Get data from Azure storage

In this article, you learn how to get data from Azure storage (ADLS Gen2 container, blob container, or individual blobs) into either a new or existing table.

Prerequisites

Source

  1. On the lower ribbon of your KQL database, select Get Data.

    In the Get data window, the Source tab is selected.

  2. Select the data source from the available list. In this example, you're ingesting data from Azure storage.

    Screenshot of get data window with source tab selected.

Configure

  1. Select a target table. If you want to ingest data into a new table, select + New table and enter a table name.

    Note

    Table names can be up to 1024 characters including spaces, alphanumeric, hyphens, and underscores. Special characters aren't supported.

  2. To add your data source, paste your storage connection string in the URI field, and then select +. The following table lists the supported authentication methods and the permissions needed for ingesting data from Azure storage.

    Authentication method Individual blob Blob container Azure Data Lake Storage Gen2
    Shared Access (SAS) token Read and Write Read and List Read and List
    Storage account access key

    Note

    • You can either add up to 10 individual blobs, or ingest up to 5000 blobs from a single container. You can't ingest both at the same time.
    • Each blob can be a max of 1 GB uncompressed.
    1. If you pasted a connection string for a blob container or an Azure Data Lake Storage Gen2, you can then add the following optional filters:

      Screenshot of configure tab with new table entered and one sample data file selected.

      Setting Field description
      File filters (optional)
      Folder path Filters data to ingest files with a specific folder path.
      File extension Filters data to ingest files with a specific file extension only.
  3. Select Next

Inspect

The Inspect tab opens with a preview of the data.

To complete the ingestion process, select Finish.

Screenshot of the inspect tab.

Optionally:

Edit columns

Note

  • For tabular formats (CSV, TSV, PSV), you can't map a column twice. To map to an existing column, first delete the new column.
  • You can't change an existing column type.
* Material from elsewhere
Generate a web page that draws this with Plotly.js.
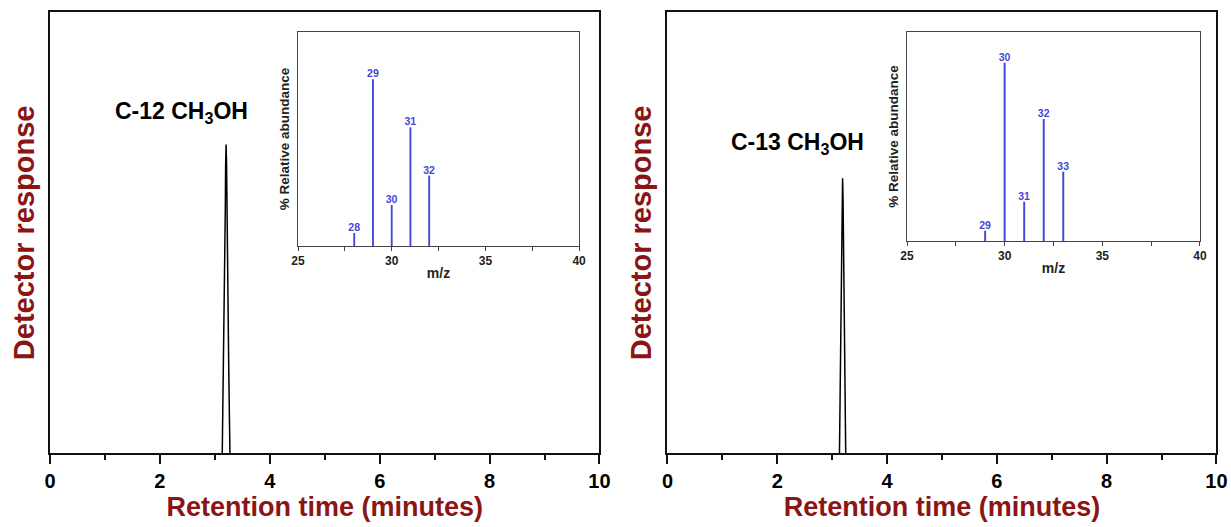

If you try to map to a column having a different format, you may end up with empty columns.

The changes you can make in a table depend on the following parameters:

  • Table type is new or existing
  • Mapping type is new or existing
Table type Mapping type Available adjustments
New table New mapping Rename column, change data type, change data source, mapping transformation, add column, delete column
Existing table New mapping Add column (on which you can then change data type, rename, and update)
Existing table Existing mapping none

Screenshot of columns open for editing.

Mapping transformations

Some data format mappings (Parquet, JSON, and Avro) support simple ingest-time transformations. To apply mapping transformations, create or update a column in the Edit columns window.

Mapping transformations can be performed on a column of type string or datetime, with the source having data type int or long. Supported mapping transformations are:

  • DateTimeFromUnixSeconds
  • DateTimeFromUnixMilliseconds
  • DateTimeFromUnixMicroseconds
  • DateTimeFromUnixNanoseconds

Advanced options based on data type

Tabular (CSV, TSV, PSV):

  • If you're ingesting tabular formats in an existing table, you can select Advanced > Keep table schema. Tabular data doesn't necessarily include the column names that are used to map source data to the existing columns. When this option is checked, mapping is done by-order, and the table schema remains the same. If this option is unchecked, new columns are created for incoming data, regardless of data structure.

  • To use the first row as column names, select Advanced > First row is column header.

    Screenshot of advanced CSV options.

JSON:

  • To determine column division of JSON data, select Advanced > Nested levels, from 1 to 100.

  • If you select Advanced > Skip JSON lines with errors, the data is ingested in JSON format. If you leave this check box unselected, the data is ingested in multijson format.

    Screenshot of advanced JSON options.

Summary

In the Data preparation window, all three steps are marked with green check marks when data ingestion finishes successfully. You can select a card to query, drop the ingested data, or see a dashboard of your ingestion summary.

Screenshot of summary page with successful ingestion completed.